How shall one implement view-based protection in an efficient manner? A naive approach is to compute T(P) every time P is queried. The problem is that P can be large (imagine everything in one’s timeline, photo albums, etc.), thereby causing even the most innocent query Q to be penalized in performance. Another approach is to have the SNS store both P and T(P). The problem is that T(P) will have to be recomputed every time P is updated (which happens frequently). Not only that, T is specific to the user u and the application A, meaning that the SNS needs to store a T(P) for every application A that user u subscribes  to – a space inefficient option. In another paper, which is still under  peer review for publication, I propose a middle way. The computation  of T(P) is called the materialization of view T. I argue that materialization should be performed in a lazy manner, at the time of query. To see this, the query Q may not access all components of profile P. Instead of eagerly applying T to the entire profile P, we apply T to the parts of P that are visible to query Q. A simple query that involves only a small fragment of profile P will  therefore incur only a meager amount of materialization, thereby  preventing the performance penalty of the above approach. As T is  computed at the time of query, there is no need to maintain multiple  materialized views, thereby preventing the view maintenance problem of  approach 2. In [3], I propose a language-independent enforcement  mechanism that materializes a view in a lazy manner. Moreover, I present  a new type of state machines to model sanitizing transformation so that  they could fit in the proposed enforcement framework. The state  machines are composable, which means complex transformations can be  built by composing simpler transformations. Via another experiment, the  performance and effectiveness of the view-based protection model is also  demonstrated. Please refer to my thesis for further details [3].
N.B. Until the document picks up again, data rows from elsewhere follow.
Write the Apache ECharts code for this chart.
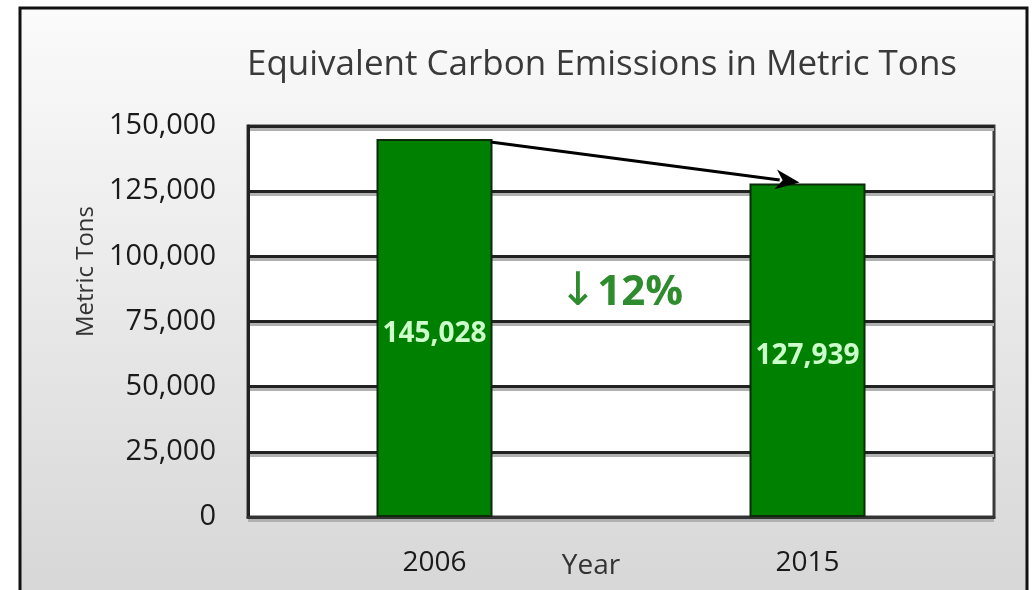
<!DOCTYPE html>
<html>
<head>
<meta charset="utf-8">
<script src="https://cdn.jsdelivr.net/npm/echarts@6/dist/echarts.min.js"></script>
<style>
html,body{margin:0;padding:0;background:#fff;}
#c{width:1032px;height:590px;}
</style>
</head>
<body>
<div id="c"></div>
<script>
const categories = ['2006', '2015'];
const emissions = [145028, 127939];
const yMin = 0, yMax = 150000, yStep = 25000;
const titleText = 'Equivalent Carbon Emissions in Metric Tons';
const yName = 'Metric Tons';
const xName = 'Year';
const changeArrow = '↓';
const changePct = '12%';
const changeLabelValue = 86000;

const FONT = '"Open Sans", sans-serif';
const chart = echarts.init(document.getElementById('c'), null, {renderer: 'canvas'});

const bgGraphic = {
  type: 'rect', z: -10, silent: true,
  shape: {x: 20, y: 8, width: 1007, height: 600},
  style: {
    fill: new echarts.graphic.LinearGradient(0, 0, 0, 1, [
      {offset: 0, color: '#fbfbfb'}, {offset: 1, color: '#d6d6d6'}
    ]),
    stroke: '#111', lineWidth: 3
  }
};

chart.setOption({
  backgroundColor: '#fff',
  animation: false,
  title: {
    text: titleText, left: 597, top: 43, textAlign: 'center',
    textStyle: {fontFamily: FONT, fontSize: 35, fontWeight: 'normal', color: '#3a3a3a'}
  },
  grid: {
    left: 248, top: 126, width: 746, height: 391,
    containLabel: false, outerBoundsMode: 'none',
    show: true, backgroundColor: '#fff', borderColor: '#3a3a3a', borderWidth: 3
  },
  xAxis: {
    type: 'category', data: categories,
    name: xName, nameLocation: 'middle', nameGap: 35, nameMoveOverlap: false,
    nameTextStyle: {fontFamily: FONT, fontSize: 28, color: '#333', padding: [0, 60, 0, 0]},
    axisLine: {show: true, lineStyle: {color: '#333', width: 3}},
    axisTick: {show: false},
    axisLabel: {fontFamily: FONT, fontSize: 28, color: '#1a1a1a', margin: 32}
  },
  yAxis: {
    type: 'value', min: yMin, max: yMax, interval: yStep,
    name: yName, nameLocation: 'middle', nameGap: 150, nameRotate: 90, nameMoveOverlap: false,
    nameTextStyle: {fontFamily: FONT, fontSize: 24, color: '#333', padding: [0, 0, 0, 100]},
    axisLine: {show: true, lineStyle: {color: '#222', width: 3}},
    axisTick: {show: false},
    axisLabel: {
      fontFamily: FONT, fontSize: 29, color: '#1a1a1a', margin: 32,
      formatter: v => v.toLocaleString('en-US')
    },
    splitLine: {show: true, lineStyle: {color: '#222', width: 3, shadowColor: '#b0b0b0', shadowOffsetY: 3, shadowBlur: 0}}
  },
  series: [{
    type: 'bar', data: emissions, barWidth: 116,
    itemStyle: {color: '#008000', borderColor: '#0b2b0b', borderWidth: 2},
    label: {
      show: true, position: 'inside', offset: [0, 6],
      fontFamily: FONT, fontSize: 28, fontWeight: 'bold', color: '#ccffcc',
      formatter: p => p.value.toLocaleString('en-US')
    }
  }],
  graphic: [bgGraphic]
});

// Arrow from top-right of first bar to top of second bar, and change annotation
const p0 = chart.convertToPixel({gridIndex: 0}, [categories[0], emissions[0]]);
const p1 = chart.convertToPixel({gridIndex: 0}, [categories[1], emissions[1]]);
const sx = p0[0] + 56, sy = p0[1] + 3;
const ex = p1[0] - 8, ey = p1[1] - 1;
const dx = ex - sx, dy = ey - sy, L = Math.hypot(dx, dy);
const ux = dx / L, uy = dy / L, nx = -uy, ny = ux;
const hl = 24, hw = 10;
const bx = ex - ux * hl, by = ey - uy * hl;
const pc = chart.convertToPixel({gridIndex: 0}, [categories[0], changeLabelValue]);
const gridCenterX = 248 + 746 / 2;
const GREEN = '#2e8b2e';

chart.setOption({
  graphic: [bgGraphic,
    {type: 'line', z: 100, shape: {x1: sx, y1: sy, x2: bx + ux * 4, y2: by + uy * 4}, style: {stroke: '#000', lineWidth: 3}},
    {type: 'polygon', z: 100, shape: {points: [[ex, ey], [bx + nx * hw, by + ny * hw], [bx + ux * 7, by + uy * 7], [bx - nx * hw, by - ny * hw]]}, style: {fill: '#000'}},
    {type: 'text', z: 100, x: gridCenterX, y: pc[1],
      style: {
        text: '{a|' + changeArrow + '}{b|' + changePct + '}', align: 'center', verticalAlign: 'middle',
        fill: GREEN,
        rich: {
          a: {fontFamily: '"DejaVu Sans"', fontSize: 46, fill: GREEN, color: GREEN, fontWeight: 'normal'},
          b: {fontFamily: FONT, fontSize: 42, fontWeight: 'bold', fill: GREEN, color: GREEN}
        }
      }}
  ]
});
</script>
</body>
</html>
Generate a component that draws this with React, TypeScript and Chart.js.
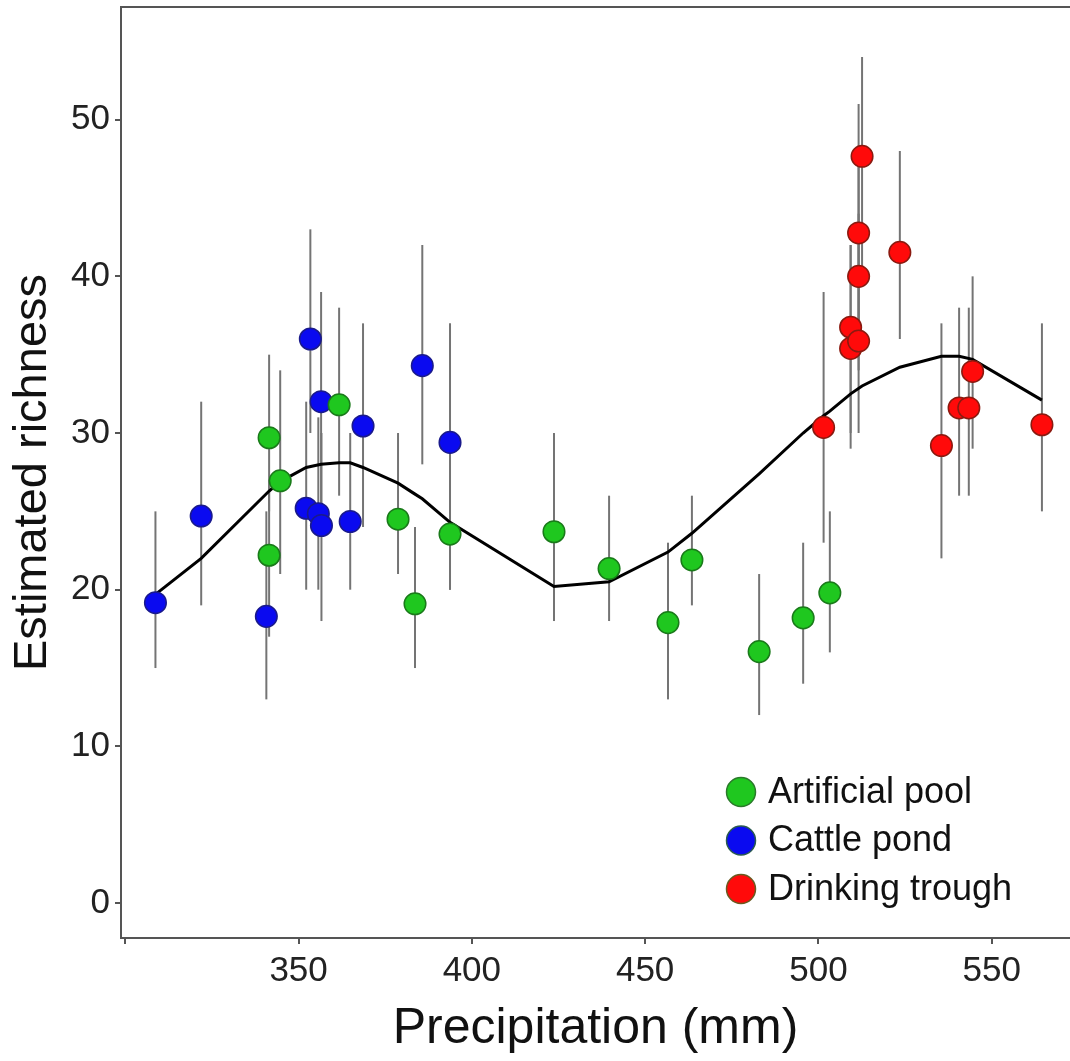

I am highly thankful to my supervisors, Dr. Philip Fong and Dr.  Reyhaneh Safavi-Naini for their wonderful support and contributions.

  1. Seyed Hossein Ahmadinejad and Philip W. L. Fong. Unintended Disclosure of Information: Inference Attacks by Third-Party Extensions to Social Network Systems. Computers and Security, 44:75-91, July 2014. Elsevier.
  2. Seyed Hossein Ahmadinejad, Philip W. L. Fong, and Rei Safavi-Naini. Privacy and Utility of Inference Control Mechanisms for Social Computing Applications.  To appear in Proceedings of the 11th ACM Asia Conference on Computer  and Communication Security (ASIACCS’2016), Xi’an, China, May 30 – June  3, 2016.
  3. Seyed Hossein Ahmadinejad. Fong. A View-Based Protection Model to Prevent Inference Attacks by Third-Party Extensions to Social Computing Platforms. PhD Thesis, University of Calgary, Calgary AB, Canada, 2015.